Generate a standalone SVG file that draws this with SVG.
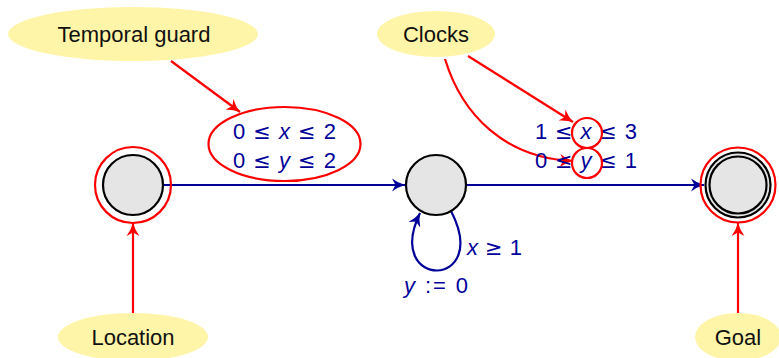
<svg xmlns="http://www.w3.org/2000/svg" width="779" height="358" viewBox="0 0 779 358">
<style>
.note{fill:#fff5a8;stroke:none}
.nt{font-family:"Liberation Sans",Arial,sans-serif;font-size:22px;fill:#111;text-anchor:middle}
.st{fill:#e5e5e5;stroke:#000;stroke-width:2.2}
.ring{fill:none;stroke:#000;stroke-width:2.2}
.red{fill:none;stroke:#f00;stroke-width:2.2}
.blue{fill:none;stroke:#000099;stroke-width:2.2}
.mt{font-family:"Liberation Sans",Arial,sans-serif;font-size:22px;fill:#000099}
.it{font-style:italic}
.op{font-family:"DejaVu Sans",sans-serif;font-size:21px}
</style>
<defs>
<marker id="ab" markerUnits="userSpaceOnUse" markerWidth="16" markerHeight="14" refX="13" refY="7" orient="auto">
<path d="M0,0.5 Q6,5 13,7 Q6,9 0,13.5 L3.5,7 Z" fill="#000099"/>
</marker>
<marker id="ar" markerUnits="userSpaceOnUse" markerWidth="16" markerHeight="14" refX="13" refY="7" orient="auto">
<path d="M0,0.5 Q6,5 13,7 Q6,9 0,13.5 L3.5,7 Z" fill="#f00"/>
</marker>
</defs>
<g id="connectors">
<line class="blue" x1="164" y1="185" x2="405" y2="185" marker-end="url(#ab)"/>
<line class="blue" x1="467" y1="185" x2="704" y2="185" marker-end="url(#ab)"/>
<path class="blue" d="M451,211 C492,290 383,290 420,213" marker-end="url(#ab)"/>
<line class="red" x1="171" y1="61" x2="240" y2="112" marker-end="url(#ar)"/>
<line class="red" x1="468" y1="56" x2="573" y2="122" marker-end="url(#ar)"/>
<path class="red" d="M445,59 C462,115 505,158 573,161" marker-end="url(#ar)"/>
<line class="red" x1="133" y1="313" x2="133" y2="223" marker-end="url(#ar)"/>
<line class="red" x1="738" y1="313" x2="738" y2="223" marker-end="url(#ar)"/>
</g>
<g id="temporal-guard">
<ellipse class="note" cx="133" cy="34" rx="125" ry="27"/>
<text class="nt" x="134" y="42">Temporal guard</text>
</g>
<g id="clocks">
<ellipse class="note" cx="436" cy="34" rx="59" ry="23"/>
<text class="nt" x="436" y="42">Clocks</text>
</g>
<g id="location-note">
<ellipse class="note" cx="133" cy="337" rx="75" ry="24"/>
<text class="nt" x="133" y="345">Location</text>
</g>
<g id="goal-note">
<ellipse class="note" cx="738" cy="337" rx="43" ry="24"/>
<text class="nt" x="738" y="345">Goal</text>
</g>
<g id="s0">
<circle class="red" cx="133" cy="185" r="38"/>
<circle class="st" cx="133" cy="185" r="30"/>
</g>
<g id="s1">
<circle class="st" cx="436" cy="185" r="30"/>
</g>
<g id="s2">
<circle class="red" cx="738" cy="185" r="37.5"/>
<circle class="st" cx="738" cy="185" r="32.5"/>
<circle class="ring" cx="738" cy="185" r="28.5"/>
</g>
<g id="guard-label">
<ellipse class="red" cx="284.5" cy="144" rx="76" ry="37"/>
<text class="mt" x="233" y="139" textLength="103" lengthAdjust="spacing">0 <tspan class="op">≤</tspan> <tspan class="it">x</tspan> <tspan class="op">≤</tspan> 2</text>
<text class="mt" x="233" y="168" textLength="103" lengthAdjust="spacing">0 <tspan class="op">≤</tspan> <tspan class="it">y</tspan> <tspan class="op">≤</tspan> 2</text>
</g>
<g id="invariant-label">
<text class="mt" x="535" y="139" textLength="102" lengthAdjust="spacing">1 <tspan class="op">≤</tspan> <tspan class="it">x</tspan> <tspan class="op">≤</tspan> 3</text>
<text class="mt" x="535" y="168" textLength="102" lengthAdjust="spacing">0 <tspan class="op">≤</tspan> <tspan class="it">y</tspan> <tspan class="op">≤</tspan> 1</text>
<circle class="red" cx="587" cy="133" r="15"/>
<circle class="red" cx="587" cy="163" r="15"/>
</g>
<g id="loop-label">
<text class="mt" x="467" y="255" textLength="55" lengthAdjust="spacing"><tspan class="it">x</tspan> <tspan class="op">≥</tspan> 1</text>
<text class="mt" x="404" y="293" textLength="64" lengthAdjust="spacing"><tspan class="it">y</tspan> := 0</text>
</g>
</svg>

Short exercise:
Copy the material above in full and exactly, skipping pictures.

Written answer:
Generate a standalone SVG file that draws this with SVG.
<svg xmlns="http://www.w3.org/2000/svg" width="779" height="358" viewBox="0 0 779 358">
<style>
.note{fill:#fff5a8;stroke:none}
.nt{font-family:"Liberation Sans",Arial,sans-serif;font-size:22px;fill:#111;text-anchor:middle}
.st{fill:#e5e5e5;stroke:#000;stroke-width:2.2}
.ring{fill:none;stroke:#000;stroke-width:2.2}
.red{fill:none;stroke:#f00;stroke-width:2.2}
.blue{fill:none;stroke:#000099;stroke-width:2.2}
.mt{font-family:"Liberation Sans",Arial,sans-serif;font-size:22px;fill:#000099}
.it{font-style:italic}
.op{font-family:"DejaVu Sans",sans-serif;font-size:21px}
</style>
<defs>
<marker id="ab" markerUnits="userSpaceOnUse" markerWidth="16" markerHeight="14" refX="13" refY="7" orient="auto">
<path d="M0,0.5 Q6,5 13,7 Q6,9 0,13.5 L3.5,7 Z" fill="#000099"/>
</marker>
<marker id="ar" markerUnits="userSpaceOnUse" markerWidth="16" markerHeight="14" refX="13" refY="7" orient="auto">
<path d="M0,0.5 Q6,5 13,7 Q6,9 0,13.5 L3.5,7 Z" fill="#f00"/>
</marker>
</defs>
<g id="connectors">
<line class="blue" x1="164" y1="185" x2="405" y2="185" marker-end="url(#ab)"/>
<line class="blue" x1="467" y1="185" x2="704" y2="185" marker-end="url(#ab)"/>
<path class="blue" d="M451,211 C492,290 383,290 420,213" marker-end="url(#ab)"/>
<line class="red" x1="171" y1="61" x2="240" y2="112" marker-end="url(#ar)"/>
<line class="red" x1="468" y1="56" x2="573" y2="122" marker-end="url(#ar)"/>
<path class="red" d="M445,59 C462,115 505,158 573,161" marker-end="url(#ar)"/>
<line class="red" x1="133" y1="313" x2="133" y2="223" marker-end="url(#ar)"/>
<line class="red" x1="738" y1="313" x2="738" y2="223" marker-end="url(#ar)"/>
</g>
<g id="temporal-guard">
<ellipse class="note" cx="133" cy="34" rx="125" ry="27"/>
<text class="nt" x="134" y="42">Temporal guard</text>
</g>
<g id="clocks">
<ellipse class="note" cx="436" cy="34" rx="59" ry="23"/>
<text class="nt" x="436" y="42">Clocks</text>
</g>
<g id="location-note">
<ellipse class="note" cx="133" cy="337" rx="75" ry="24"/>
<text class="nt" x="133" y="345">Location</text>
</g>
<g id="goal-note">
<ellipse class="note" cx="738" cy="337" rx="43" ry="24"/>
<text class="nt" x="738" y="345">Goal</text>
</g>
<g id="s0">
<circle class="red" cx="133" cy="185" r="38"/>
<circle class="st" cx="133" cy="185" r="30"/>
</g>
<g id="s1">
<circle class="st" cx="436" cy="185" r="30"/>
</g>
<g id="s2">
<circle class="red" cx="738" cy="185" r="37.5"/>
<circle class="st" cx="738" cy="185" r="32.5"/>
<circle class="ring" cx="738" cy="185" r="28.5"/>
</g>
<g id="guard-label">
<ellipse class="red" cx="284.5" cy="144" rx="76" ry="37"/>
<text class="mt" x="233" y="139" textLength="103" lengthAdjust="spacing">0 <tspan class="op">≤</tspan> <tspan class="it">x</tspan> <tspan class="op">≤</tspan> 2</text>
<text class="mt" x="233" y="168" textLength="103" lengthAdjust="spacing">0 <tspan class="op">≤</tspan> <tspan class="it">y</tspan> <tspan class="op">≤</tspan> 2</text>
</g>
<g id="invariant-label">
<text class="mt" x="535" y="139" textLength="102" lengthAdjust="spacing">1 <tspan class="op">≤</tspan> <tspan class="it">x</tspan> <tspan class="op">≤</tspan> 3</text>
<text class="mt" x="535" y="168" textLength="102" lengthAdjust="spacing">0 <tspan class="op">≤</tspan> <tspan class="it">y</tspan> <tspan class="op">≤</tspan> 1</text>
<circle class="red" cx="587" cy="133" r="15"/>
<circle class="red" cx="587" cy="163" r="15"/>
</g>
<g id="loop-label">
<text class="mt" x="467" y="255" textLength="55" lengthAdjust="spacing"><tspan class="it">x</tspan> <tspan class="op">≥</tspan> 1</text>
<text class="mt" x="404" y="293" textLength="64" lengthAdjust="spacing"><tspan class="it">y</tspan> := 0</text>
</g>
</svg>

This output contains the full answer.